The global community’s antipathy for Trump could come back to bite the GOP
Views of the United States rose sharply across much of the world immediately after Biden’s 2020 victory and subsequent inauguration in 2021. Foreign policy experts say views of the United States could again take a nosedive if Trump is re-elected in 2024. Comparing Trump’s poor favorability numbers abroad to views of the Republican Party shows that the GOP would likely further damage its public opinion in key ally countries and sap considerable goodwill in developing countries if it renominates him for president in 2024.
Obviously, views among foreign nationals matter little to campaign strategists trying to maximize the GOP’s chances at retaking the White House. But should they prove successful in re-electing Trump, his reputation abroad will help define the scope of his foreign policy options. Allied leaders in Europe and Asia may think twice about following the lead of a U.S. president that their own voters can’t stand, potentially harming the United States’ ability to lead on the global stage.
How U.S. Democracy and Foreign Policy Is Viewed Abroad
America’s closest allies have the least rosy views of U.S. democracy, foreign policy
- People in highly developed countries with strong democracies are the least likely to rate American democracy as “good” or “excellent,” with less than a third of adults in France, Germany, Australia, Canada, Japan or the United Kingdom giving it positive marks. As we’ve seen in previous installments in this series, the trio of wealthy Anglophone countries with majority-white populations — Australia, Canada and Great Britain — have the most critical views, with roughly 3 in 10 respondents in each country saying U.S. democracy is “poor” or “terrible.”
- People in more recently established democracies tend to have more esteem for American democracy. Less than 10% of adults in Brazil, Indonesia, Poland, Peru, Colombia, Kenya and Ghana — all of which experienced autocratic rule at various points in the latter half of the 20th century — say U.S. democracy is “poor” or “terrible.”

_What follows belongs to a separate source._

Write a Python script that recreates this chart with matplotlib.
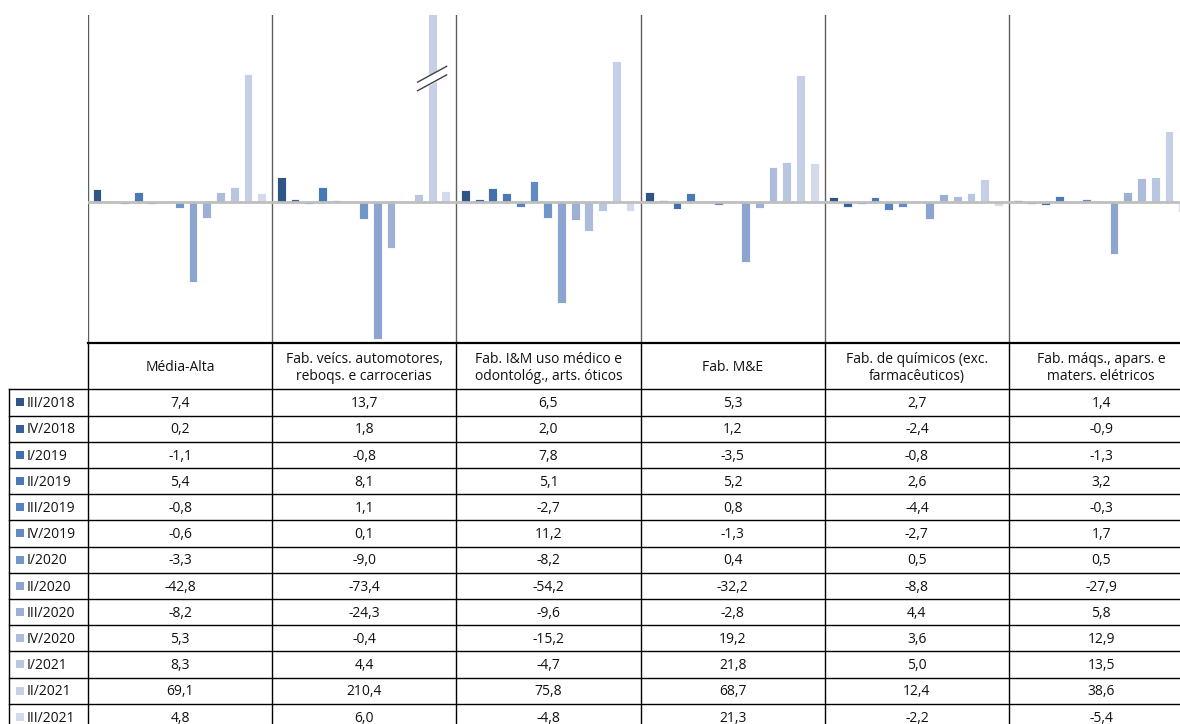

- Among all European countries surveyed, the share of adults with positive views of U.S. foreign policy is similar to the share who have favorable opinions of American democracy. The developing world is on the whole less enthused with U.S. foreign policy than with U.S. democracy, but the contrast is particularly stark in Ghana and Kenya. More than 3 in 5 adults in those countries have positive views of U.S. democracy, but just under half say the same about U.S. foreign policy.
- Few people in any of the countries surveyed say relations with the United States are “poor” or “terrible,” but perhaps counterintuitively, adults in countries that Washington considers its closest partners are among the least likely to say relations are “good” or “excellent,” while majorities in most of the rest of the world say relations are positive.
The Morning Consult surveys were conducted Oct. 14-18, Oct. 26-29, Nov. 16-21 and Dec. 15-30, 2022, among a representative sample of 1,000 adults in each country, with unweighted margins of error of plus or minus 3 percentage points.